Task brief:
Write the lines out again, from the top of the material to the line containing "const stack = d3.stack().keys(seriesNames)(rows);", pictures excluded.

══════════════════════════════

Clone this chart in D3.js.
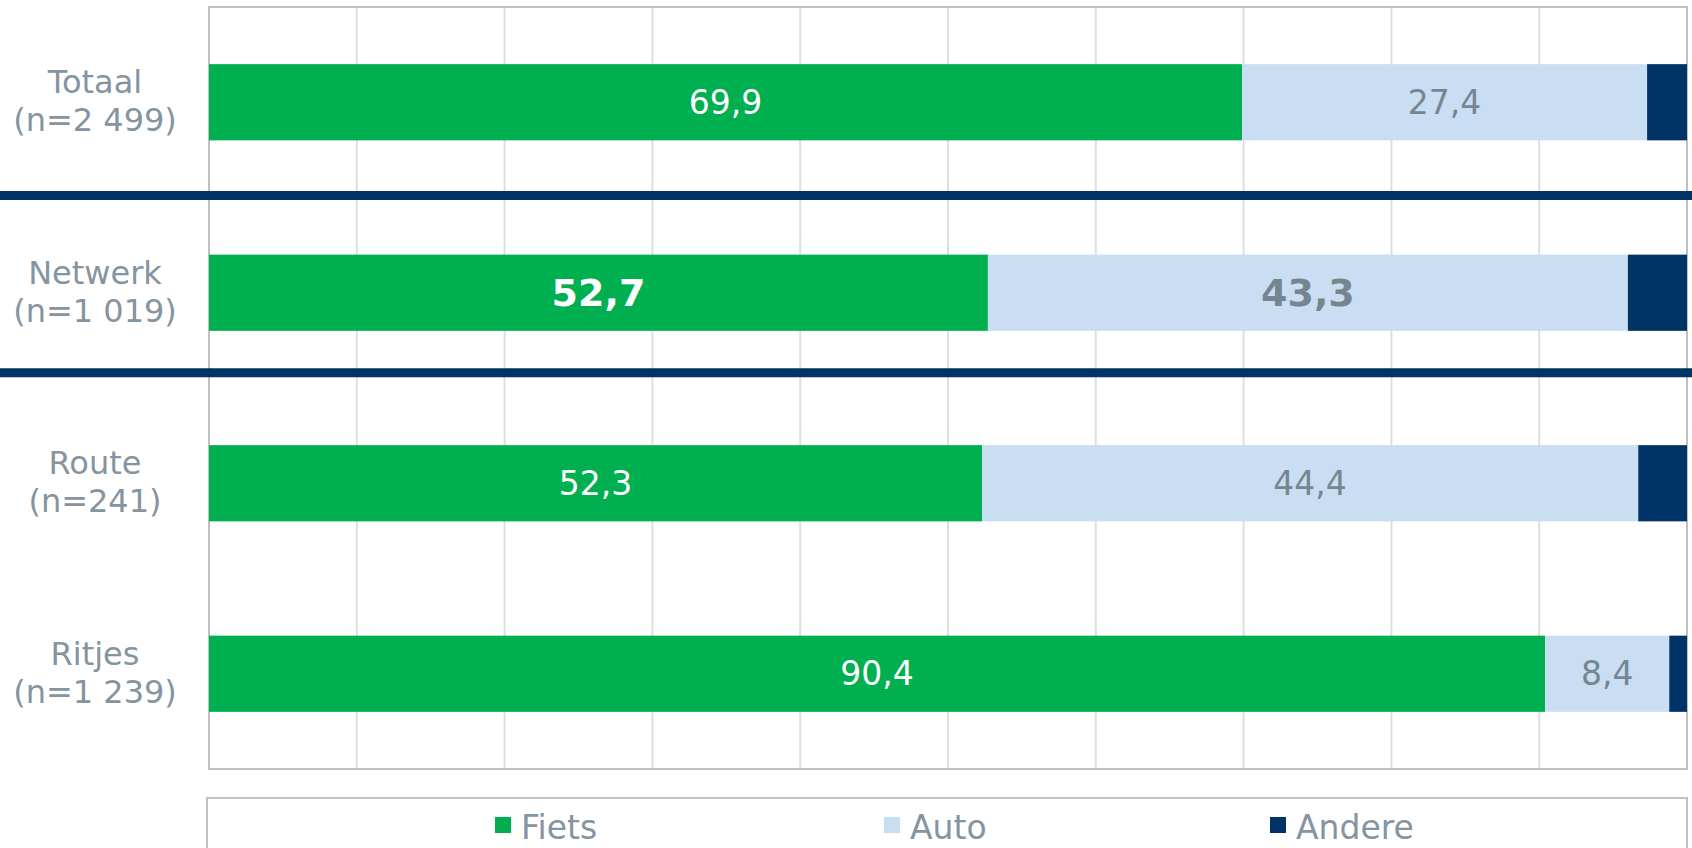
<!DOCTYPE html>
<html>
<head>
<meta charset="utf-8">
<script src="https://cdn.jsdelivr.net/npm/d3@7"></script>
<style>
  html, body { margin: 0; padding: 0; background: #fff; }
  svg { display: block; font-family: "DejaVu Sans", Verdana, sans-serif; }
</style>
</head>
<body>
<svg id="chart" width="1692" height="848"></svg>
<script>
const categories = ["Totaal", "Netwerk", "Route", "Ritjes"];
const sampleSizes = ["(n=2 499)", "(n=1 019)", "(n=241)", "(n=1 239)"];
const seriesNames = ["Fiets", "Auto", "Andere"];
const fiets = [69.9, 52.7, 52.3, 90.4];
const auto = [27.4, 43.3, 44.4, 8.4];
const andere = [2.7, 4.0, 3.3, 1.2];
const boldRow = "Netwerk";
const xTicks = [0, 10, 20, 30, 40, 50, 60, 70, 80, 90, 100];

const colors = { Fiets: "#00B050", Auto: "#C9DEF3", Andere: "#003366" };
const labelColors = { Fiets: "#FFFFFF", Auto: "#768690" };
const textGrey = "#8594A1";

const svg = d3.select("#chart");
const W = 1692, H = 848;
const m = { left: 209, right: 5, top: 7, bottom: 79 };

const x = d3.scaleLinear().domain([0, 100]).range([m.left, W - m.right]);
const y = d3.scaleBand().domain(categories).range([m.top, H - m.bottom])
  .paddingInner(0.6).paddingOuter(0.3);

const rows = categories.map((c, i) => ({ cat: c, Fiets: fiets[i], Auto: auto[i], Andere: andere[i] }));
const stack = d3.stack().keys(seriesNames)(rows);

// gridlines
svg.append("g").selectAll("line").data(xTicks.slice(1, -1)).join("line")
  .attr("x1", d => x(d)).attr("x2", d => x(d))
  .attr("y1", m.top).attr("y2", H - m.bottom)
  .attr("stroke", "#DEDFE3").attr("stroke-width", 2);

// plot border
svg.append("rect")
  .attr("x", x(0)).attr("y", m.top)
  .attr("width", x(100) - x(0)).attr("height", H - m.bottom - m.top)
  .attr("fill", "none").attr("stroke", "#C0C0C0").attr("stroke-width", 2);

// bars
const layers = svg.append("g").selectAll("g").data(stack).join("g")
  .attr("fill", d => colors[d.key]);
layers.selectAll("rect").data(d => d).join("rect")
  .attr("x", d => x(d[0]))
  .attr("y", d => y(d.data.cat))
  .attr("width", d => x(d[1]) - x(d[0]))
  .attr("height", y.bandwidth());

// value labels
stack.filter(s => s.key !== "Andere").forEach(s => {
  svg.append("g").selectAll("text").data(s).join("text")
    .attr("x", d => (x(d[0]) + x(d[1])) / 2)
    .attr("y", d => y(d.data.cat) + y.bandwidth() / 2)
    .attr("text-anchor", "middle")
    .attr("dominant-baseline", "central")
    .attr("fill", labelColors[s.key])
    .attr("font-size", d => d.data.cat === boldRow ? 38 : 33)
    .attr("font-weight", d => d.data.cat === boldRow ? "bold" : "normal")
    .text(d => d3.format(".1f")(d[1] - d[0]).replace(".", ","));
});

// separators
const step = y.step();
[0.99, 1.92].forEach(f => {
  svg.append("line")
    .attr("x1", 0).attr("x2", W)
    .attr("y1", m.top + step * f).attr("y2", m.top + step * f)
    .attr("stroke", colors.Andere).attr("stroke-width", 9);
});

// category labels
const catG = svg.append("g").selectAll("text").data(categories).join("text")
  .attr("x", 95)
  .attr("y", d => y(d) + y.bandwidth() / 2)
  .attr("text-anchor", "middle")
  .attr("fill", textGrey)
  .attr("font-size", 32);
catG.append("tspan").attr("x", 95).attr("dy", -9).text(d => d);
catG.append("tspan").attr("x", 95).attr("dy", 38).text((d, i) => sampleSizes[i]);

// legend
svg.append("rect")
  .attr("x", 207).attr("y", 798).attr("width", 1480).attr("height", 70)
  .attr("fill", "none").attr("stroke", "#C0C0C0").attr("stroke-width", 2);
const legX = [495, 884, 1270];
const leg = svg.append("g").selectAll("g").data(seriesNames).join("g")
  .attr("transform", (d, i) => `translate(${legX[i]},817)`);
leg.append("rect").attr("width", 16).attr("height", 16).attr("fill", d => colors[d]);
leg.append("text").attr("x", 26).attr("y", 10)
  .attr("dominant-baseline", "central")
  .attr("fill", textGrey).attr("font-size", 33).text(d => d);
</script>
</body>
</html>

══════════════════════════════

Final result:
Clone this chart in D3.js.
<!DOCTYPE html>
<html>
<head>
<meta charset="utf-8">
<script src="https://cdn.jsdelivr.net/npm/d3@7"></script>
<style>
  html, body { margin: 0; padding: 0; background: #fff; }
  svg { display: block; font-family: "DejaVu Sans", Verdana, sans-serif; }
</style>
</head>
<body>
<svg id="chart" width="1692" height="848"></svg>
<script>
const categories = ["Totaal", "Netwerk", "Route", "Ritjes"];
const sampleSizes = ["(n=2 499)", "(n=1 019)", "(n=241)", "(n=1 239)"];
const seriesNames = ["Fiets", "Auto", "Andere"];
const fiets = [69.9, 52.7, 52.3, 90.4];
const auto = [27.4, 43.3, 44.4, 8.4];
const andere = [2.7, 4.0, 3.3, 1.2];
const boldRow = "Netwerk";
const xTicks = [0, 10, 20, 30, 40, 50, 60, 70, 80, 90, 100];

const colors = { Fiets: "#00B050", Auto: "#C9DEF3", Andere: "#003366" };
const labelColors = { Fiets: "#FFFFFF", Auto: "#768690" };
const textGrey = "#8594A1";

const svg = d3.select("#chart");
const W = 1692, H = 848;
const m = { left: 209, right: 5, top: 7, bottom: 79 };

const x = d3.scaleLinear().domain([0, 100]).range([m.left, W - m.right]);
const y = d3.scaleBand().domain(categories).range([m.top, H - m.bottom])
  .paddingInner(0.6).paddingOuter(0.3);

const rows = categories.map((c, i) => ({ cat: c, Fiets: fiets[i], Auto: auto[i], Andere: andere[i] }));
const stack = d3.stack().keys(seriesNames)(rows);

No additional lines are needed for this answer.